On the evidence of their full length debut, Electric Frankenstein is that strange rarity in rock 'n' roll, a band seemingly more influenced by the junk culture of movies and TV than by the music of their forebears. How To Make A Monster is littered with samples of dialogue from horror and B-movie sources (including, oddly enough, Mallrats, if I hear correctly), so that 1950's stiff-backed scientist types interject precautionary statements about things like "the unmistakable smell of female" in odd places between and occasionally during songs. Even the first track, "I Was Modern Prometheus," is nothing more than a pre-horror-movie warning dropped in place of, say, an actual song that would cover the same thing.

That may be because the songs don't say a whole lot anyway, and that's certainly not why you'd listen. Electric Frankenstein specializes in 1970s-style fat-bottomed Les-Paul-through-Marshall-stacks riff-rock of the type that used to come wrapped in sleeves with the words "PLAY LOUD" emblazoned on them (often with more than one exclamation point).

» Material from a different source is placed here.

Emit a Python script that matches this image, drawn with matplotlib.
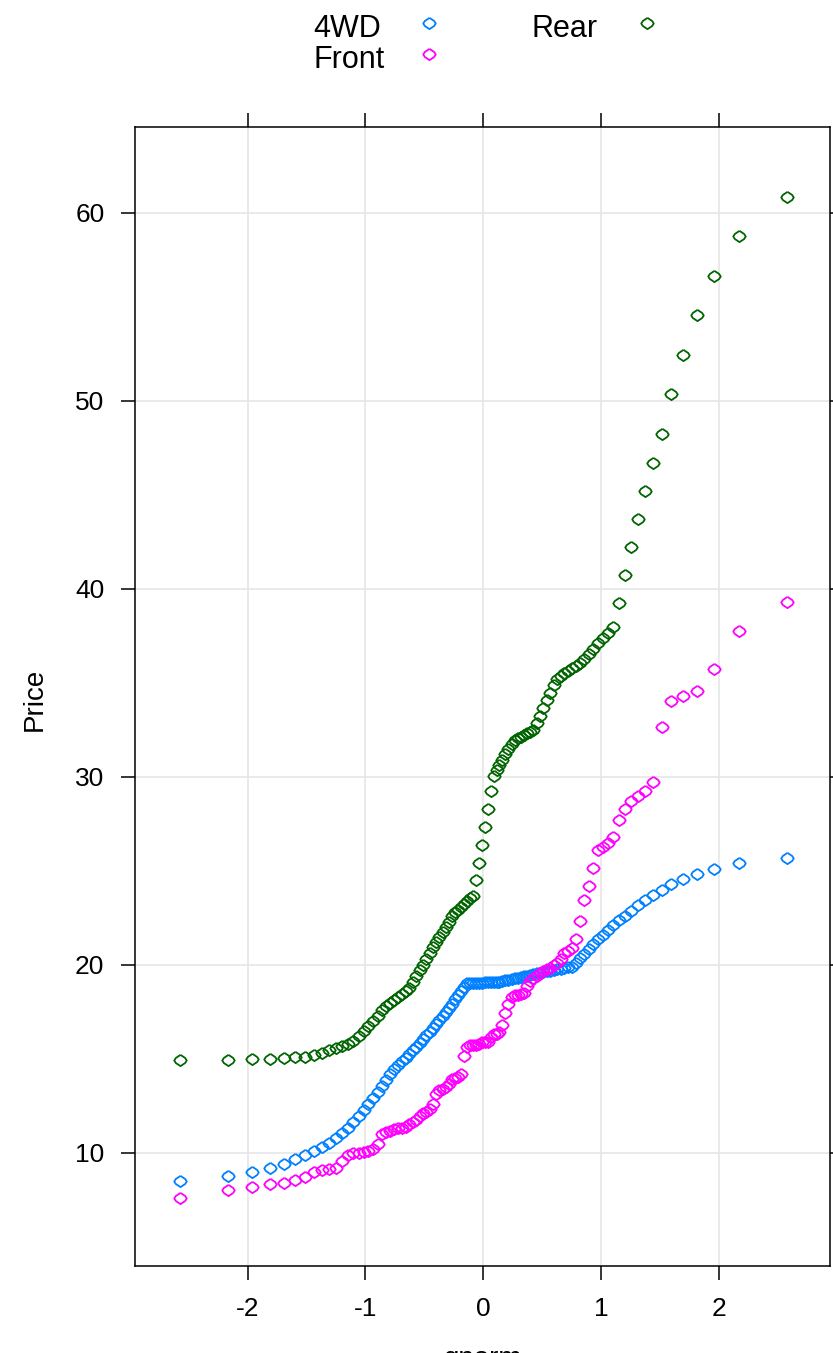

Problem is, they neglect to actually provide any riffs, opting instead to pound out power chords almost exclusively; I don't think I heard a single major chord on the album. Every song whizzes by at exactly the same velocity until they blur into one another. It's kind of like what Raw Power would've been like if the first four bars of "Search & Destroy" were repeated ad infinitum. How To Make A Monster shows that Electric Frankenstein have power. Now they just need to find something to plug into.